I’ve been wondering about the musical mechanisms we have employed in Christian Evangelical circles. I’m thinking of the two very different modes of musical worship – one which hold’s thoughtful and systematic planning in high regard, and the other which hold’s spontaneity in high regard.
I’m trying to think this through objectively, though of course, as a critical realist, I never reach strict objectivity because I, we, can’t escape our context and the biases and presuppositions that come with them. So then, for me to be “critically realistic,” I must take into account my subjectivities and interpretive lenses that have formed my thinking.
I will say that as a musician involved in leading worship and playing drums, I’ve experienced both: spontaneous and planned.
I’ve heard it said, that strictly planned worship simply does not allow the work of the Spirit; unless there is room for spontaneity. I understand the concern. My question is: what assumptions are intrinsic to this thinking? Why is it that Christians in my tradition (not all of them of course, but many), have equated spontaneity with some higher work of the Spirit?
Yesterday, in Christian Though and Culture class @ Regent, we looked at The Enlightenment and its effects on Christendom. The lecture was titled: ‘Lord of Reason: The Eclipse of Biblical Narrative in the Modern Era’. What resulted from this self-explanatory title, was a fundamentalist escape from culture. The Fundamentalist movement, which Mark Noll describes as being “intellectually sterile,” had absolutely nothing valuable to say about or contribute to culture:
“As a result of following a theology that did not provide Christian guidance for the wider intellectual life, there has been, properly speaking, no fundamentalist philosophy, no fundamentalist history of science, no fundamentalist aesthetics, no fundamentalist novels or poetry, no fundamentalist jurisprudence, no fundamentalist literary criticism, and no fundamentalist sociology” (The Scandal of the Evangelical Mind, 137).
Thankfully, prior to the rise of Fundamentalism, there were leaders within the Evangelical movement that were quite different. Jonathan Edwards, John Wesley, and George Whitefield are those often mentioned, but the one who has stuck out to me, was Johann Sebastian Bach.
I am no expert on this man (or anything really… except maybe eating), but I do believe that those who have equated spontaneous, unplanned songs of worship with a greater move of the Spirit can learn a thing or two from Bach.
He is known for many things, he is known for his incredible ability to have very “rational” and mathematical music. More importantly, he was able to fuse this rationalism with his theology. This may seem normal for us today, but back then, rationalism and mathematics were seen as causes of “the eclipse of the biblical narrative” within society. His music, what I would like to point out, was far from spontaneous. But if something is Spirit empowered music, it’s his. He teaches us that, as James Macmillan has written, “abstract complexity and spiritual joy are not mutually exclusive.” He is sometimes called the “fifth evangelist,” and that for a reason.
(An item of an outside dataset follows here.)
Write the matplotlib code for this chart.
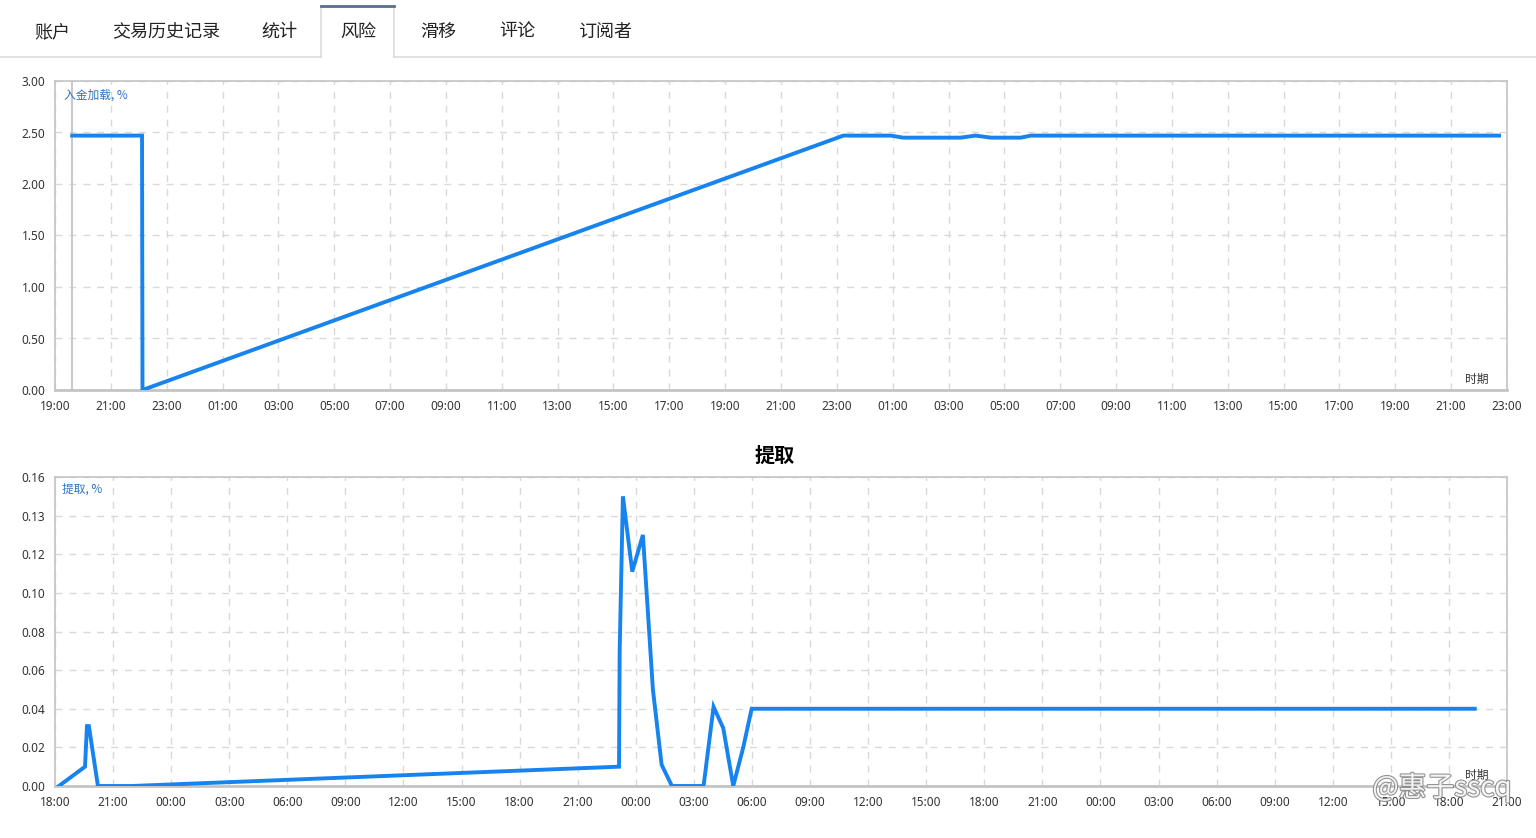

Surely, most readers will not understand the latin in his music, but one must ask, what have we done with music?
I’m not trying to speak against spontaneous music, since many believe that in it, there are greater forms of art (which is probably also questionable).
To get back to the question, what assumptions are intrinsic to this thinking – the thinking that spontaneous music is more spiritual? Maybe we can’t answer that definitively, but we can at least re-think what really is “Spirit-led” music.
This brings up other questions: God has given us many gifts; Scripture, reason, art, experience, tradition. How are we using them? Is the idea that a spontaneous “letting go and letting God” mentality in music really a means of the Spirit of God being ‘allowed to flow’? Could that be just laziness? Could it be that with all the gifts that God has given us, and if we consider that since our fundamental calling is to be Human, and that as Human, we are called to Cultivate (essentially, to Create Culture), should we not be making the best of what we have with our God-given skills ? Would not these things bring greater glory to God? I think these are important questions that need evaluation.
Here’s one piece Called “Agnus Dei in G minor” – Paul Hofreiter sums this piece up:
“The most intense solo in the entire work is the Agnus Dei in G-minor. This angular music makes strong use of imitation between the alto voice and the violins, creating a bridge between humanity and divinity as Christ offers his body and blood for the salvation of humankind. The jagged and chromatic nature of the music in the aria demonstrates the profound reality that Christ has, indeed, participated in our humanity in all its anguish and death. There is no mistake for Bach in the understanding of the purpose and reason for Christ’s death.”